__TASK DESCRIPTION__
Lines holding the string "this" are the ones to copy; find them all in the data.

## Begin DATASET EXCERPTS

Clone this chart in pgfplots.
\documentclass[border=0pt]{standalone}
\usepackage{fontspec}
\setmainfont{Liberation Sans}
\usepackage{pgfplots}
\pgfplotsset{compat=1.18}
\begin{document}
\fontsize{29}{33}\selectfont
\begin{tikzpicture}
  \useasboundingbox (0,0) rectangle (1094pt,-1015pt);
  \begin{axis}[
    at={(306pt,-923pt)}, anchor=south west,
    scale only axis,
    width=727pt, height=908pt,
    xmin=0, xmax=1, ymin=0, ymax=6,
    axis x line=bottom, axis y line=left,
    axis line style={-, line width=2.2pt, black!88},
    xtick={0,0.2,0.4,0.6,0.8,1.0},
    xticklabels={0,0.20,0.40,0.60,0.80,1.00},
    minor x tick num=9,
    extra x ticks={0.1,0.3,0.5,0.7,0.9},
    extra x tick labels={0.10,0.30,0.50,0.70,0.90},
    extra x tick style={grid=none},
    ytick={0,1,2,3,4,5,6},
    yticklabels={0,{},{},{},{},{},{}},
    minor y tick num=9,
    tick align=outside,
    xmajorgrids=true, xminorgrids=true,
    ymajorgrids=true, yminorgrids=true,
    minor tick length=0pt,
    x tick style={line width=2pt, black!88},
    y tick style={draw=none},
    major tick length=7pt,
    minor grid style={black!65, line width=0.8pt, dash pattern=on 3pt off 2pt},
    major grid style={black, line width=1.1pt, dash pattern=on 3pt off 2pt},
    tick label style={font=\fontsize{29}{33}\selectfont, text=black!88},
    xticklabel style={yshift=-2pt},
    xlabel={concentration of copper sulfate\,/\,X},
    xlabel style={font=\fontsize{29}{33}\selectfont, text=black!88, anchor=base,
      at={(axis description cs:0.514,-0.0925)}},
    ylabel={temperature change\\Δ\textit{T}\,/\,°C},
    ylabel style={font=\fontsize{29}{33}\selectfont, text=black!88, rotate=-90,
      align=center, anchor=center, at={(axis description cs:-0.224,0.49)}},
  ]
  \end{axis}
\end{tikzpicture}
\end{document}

## End DATASET EXCERPTS
## Begin DATASET EXCERPTS

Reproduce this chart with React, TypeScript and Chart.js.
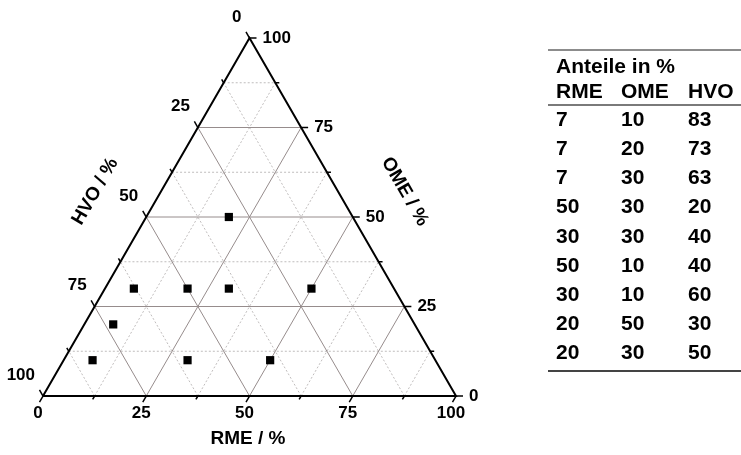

## End DATASET EXCERPTS

__WRITTEN SOLUTION__
Clone this chart in pgfplots.
Reproduce this chart with React, TypeScript and Chart.js.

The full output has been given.